_To do_
Pictures stay out of the copy; set down each line of the listing below exactly.

* start Supplied material *

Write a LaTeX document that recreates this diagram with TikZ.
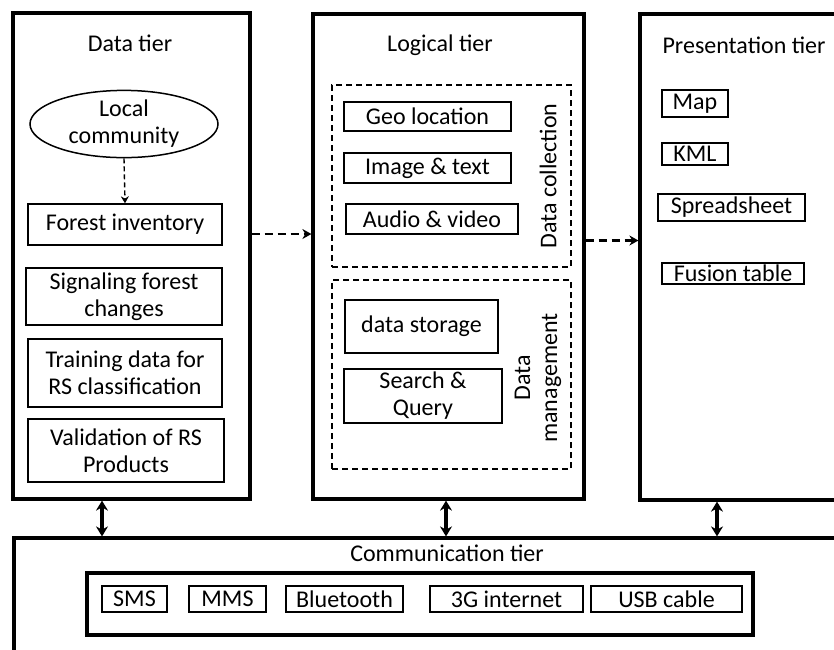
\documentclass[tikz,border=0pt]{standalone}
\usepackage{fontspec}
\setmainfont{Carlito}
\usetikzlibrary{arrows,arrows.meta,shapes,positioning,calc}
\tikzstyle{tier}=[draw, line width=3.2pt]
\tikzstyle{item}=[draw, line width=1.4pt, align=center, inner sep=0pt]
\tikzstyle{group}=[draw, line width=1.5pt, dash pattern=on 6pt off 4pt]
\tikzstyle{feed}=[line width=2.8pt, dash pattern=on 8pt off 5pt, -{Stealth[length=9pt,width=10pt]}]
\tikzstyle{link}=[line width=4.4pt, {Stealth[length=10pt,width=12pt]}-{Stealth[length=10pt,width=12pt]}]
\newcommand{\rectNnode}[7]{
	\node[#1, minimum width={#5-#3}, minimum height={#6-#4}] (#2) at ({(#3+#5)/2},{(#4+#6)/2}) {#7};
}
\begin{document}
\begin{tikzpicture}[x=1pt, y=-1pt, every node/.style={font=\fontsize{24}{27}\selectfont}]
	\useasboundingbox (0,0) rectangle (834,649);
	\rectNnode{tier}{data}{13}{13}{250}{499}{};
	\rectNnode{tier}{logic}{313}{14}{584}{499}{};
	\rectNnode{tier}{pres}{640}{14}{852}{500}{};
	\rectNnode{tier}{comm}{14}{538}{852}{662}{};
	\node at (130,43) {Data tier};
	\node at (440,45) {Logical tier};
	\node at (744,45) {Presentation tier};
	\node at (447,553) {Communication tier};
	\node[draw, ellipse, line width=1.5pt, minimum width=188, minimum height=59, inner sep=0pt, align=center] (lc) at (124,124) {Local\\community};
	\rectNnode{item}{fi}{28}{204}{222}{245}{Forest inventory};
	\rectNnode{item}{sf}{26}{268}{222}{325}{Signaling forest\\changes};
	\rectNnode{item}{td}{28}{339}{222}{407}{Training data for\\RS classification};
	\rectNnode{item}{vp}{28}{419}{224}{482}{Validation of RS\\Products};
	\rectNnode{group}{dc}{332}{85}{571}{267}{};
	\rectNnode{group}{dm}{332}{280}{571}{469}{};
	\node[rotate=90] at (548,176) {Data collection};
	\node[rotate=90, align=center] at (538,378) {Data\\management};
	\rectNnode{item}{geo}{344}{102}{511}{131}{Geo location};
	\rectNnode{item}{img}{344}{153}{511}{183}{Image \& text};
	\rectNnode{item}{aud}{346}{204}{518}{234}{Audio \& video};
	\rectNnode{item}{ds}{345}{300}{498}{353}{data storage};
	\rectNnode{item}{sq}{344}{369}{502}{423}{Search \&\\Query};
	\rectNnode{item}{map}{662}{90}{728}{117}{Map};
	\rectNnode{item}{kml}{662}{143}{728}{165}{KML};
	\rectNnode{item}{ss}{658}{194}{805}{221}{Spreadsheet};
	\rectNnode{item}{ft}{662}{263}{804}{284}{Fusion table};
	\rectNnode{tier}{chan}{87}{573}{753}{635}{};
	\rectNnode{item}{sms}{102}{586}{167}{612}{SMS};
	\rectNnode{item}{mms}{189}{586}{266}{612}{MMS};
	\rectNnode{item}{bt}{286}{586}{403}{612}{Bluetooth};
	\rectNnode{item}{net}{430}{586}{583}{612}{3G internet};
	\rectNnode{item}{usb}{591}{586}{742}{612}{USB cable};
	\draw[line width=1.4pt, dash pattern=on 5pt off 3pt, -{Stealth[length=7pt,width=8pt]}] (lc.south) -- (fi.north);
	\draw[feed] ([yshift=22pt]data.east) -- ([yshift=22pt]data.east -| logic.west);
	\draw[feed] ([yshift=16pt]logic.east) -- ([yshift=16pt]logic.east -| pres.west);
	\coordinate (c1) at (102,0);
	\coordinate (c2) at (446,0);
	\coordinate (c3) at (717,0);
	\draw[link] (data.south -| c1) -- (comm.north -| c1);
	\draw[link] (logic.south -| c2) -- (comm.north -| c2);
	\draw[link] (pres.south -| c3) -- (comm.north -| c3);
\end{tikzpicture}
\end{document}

* end Supplied material *

_Response below_
Write a LaTeX document that recreates this diagram with TikZ.
\documentclass[tikz,border=0pt]{standalone}
\usepackage{fontspec}
\setmainfont{Carlito}
\usetikzlibrary{arrows,arrows.meta,shapes,positioning,calc}
\tikzstyle{tier}=[draw, line width=3.2pt]
\tikzstyle{item}=[draw, line width=1.4pt, align=center, inner sep=0pt]
\tikzstyle{group}=[draw, line width=1.5pt, dash pattern=on 6pt off 4pt]
\tikzstyle{feed}=[line width=2.8pt, dash pattern=on 8pt off 5pt, -{Stealth[length=9pt,width=10pt]}]
\tikzstyle{link}=[line width=4.4pt, {Stealth[length=10pt,width=12pt]}-{Stealth[length=10pt,width=12pt]}]
\newcommand{\rectNnode}[7]{
	\node[#1, minimum width={#5-#3}, minimum height={#6-#4}] (#2) at ({(#3+#5)/2},{(#4+#6)/2}) {#7};
}
\begin{document}
\begin{tikzpicture}[x=1pt, y=-1pt, every node/.style={font=\fontsize{24}{27}\selectfont}]
	\useasboundingbox (0,0) rectangle (834,649);
	\rectNnode{tier}{data}{13}{13}{250}{499}{};
	\rectNnode{tier}{logic}{313}{14}{584}{499}{};
	\rectNnode{tier}{pres}{640}{14}{852}{500}{};
	\rectNnode{tier}{comm}{14}{538}{852}{662}{};
	\node at (130,43) {Data tier};
	\node at (440,45) {Logical tier};
	\node at (744,45) {Presentation tier};
	\node at (447,553) {Communication tier};
	\node[draw, ellipse, line width=1.5pt, minimum width=188, minimum height=59, inner sep=0pt, align=center] (lc) at (124,124) {Local\\community};
	\rectNnode{item}{fi}{28}{204}{222}{245}{Forest inventory};
	\rectNnode{item}{sf}{26}{268}{222}{325}{Signaling forest\\changes};
	\rectNnode{item}{td}{28}{339}{222}{407}{Training data for\\RS classification};
	\rectNnode{item}{vp}{28}{419}{224}{482}{Validation of RS\\Products};
	\rectNnode{group}{dc}{332}{85}{571}{267}{};
	\rectNnode{group}{dm}{332}{280}{571}{469}{};
	\node[rotate=90] at (548,176) {Data collection};
	\node[rotate=90, align=center] at (538,378) {Data\\management};
	\rectNnode{item}{geo}{344}{102}{511}{131}{Geo location};
	\rectNnode{item}{img}{344}{153}{511}{183}{Image \& text};
	\rectNnode{item}{aud}{346}{204}{518}{234}{Audio \& video};
	\rectNnode{item}{ds}{345}{300}{498}{353}{data storage};
	\rectNnode{item}{sq}{344}{369}{502}{423}{Search \&\\Query};
	\rectNnode{item}{map}{662}{90}{728}{117}{Map};
	\rectNnode{item}{kml}{662}{143}{728}{165}{KML};
	\rectNnode{item}{ss}{658}{194}{805}{221}{Spreadsheet};
	\rectNnode{item}{ft}{662}{263}{804}{284}{Fusion table};
	\rectNnode{tier}{chan}{87}{573}{753}{635}{};
	\rectNnode{item}{sms}{102}{586}{167}{612}{SMS};
	\rectNnode{item}{mms}{189}{586}{266}{612}{MMS};
	\rectNnode{item}{bt}{286}{586}{403}{612}{Bluetooth};
	\rectNnode{item}{net}{430}{586}{583}{612}{3G internet};
	\rectNnode{item}{usb}{591}{586}{742}{612}{USB cable};
	\draw[line width=1.4pt, dash pattern=on 5pt off 3pt, -{Stealth[length=7pt,width=8pt]}] (lc.south) -- (fi.north);
	\draw[feed] ([yshift=22pt]data.east) -- ([yshift=22pt]data.east -| logic.west);
	\draw[feed] ([yshift=16pt]logic.east) -- ([yshift=16pt]logic.east -| pres.west);
	\coordinate (c1) at (102,0);
	\coordinate (c2) at (446,0);
	\coordinate (c3) at (717,0);
	\draw[link] (data.south -| c1) -- (comm.north -| c1);
	\draw[link] (logic.south -| c2) -- (comm.north -| c2);
	\draw[link] (pres.south -| c3) -- (comm.north -| c3);
\end{tikzpicture}
\end{document}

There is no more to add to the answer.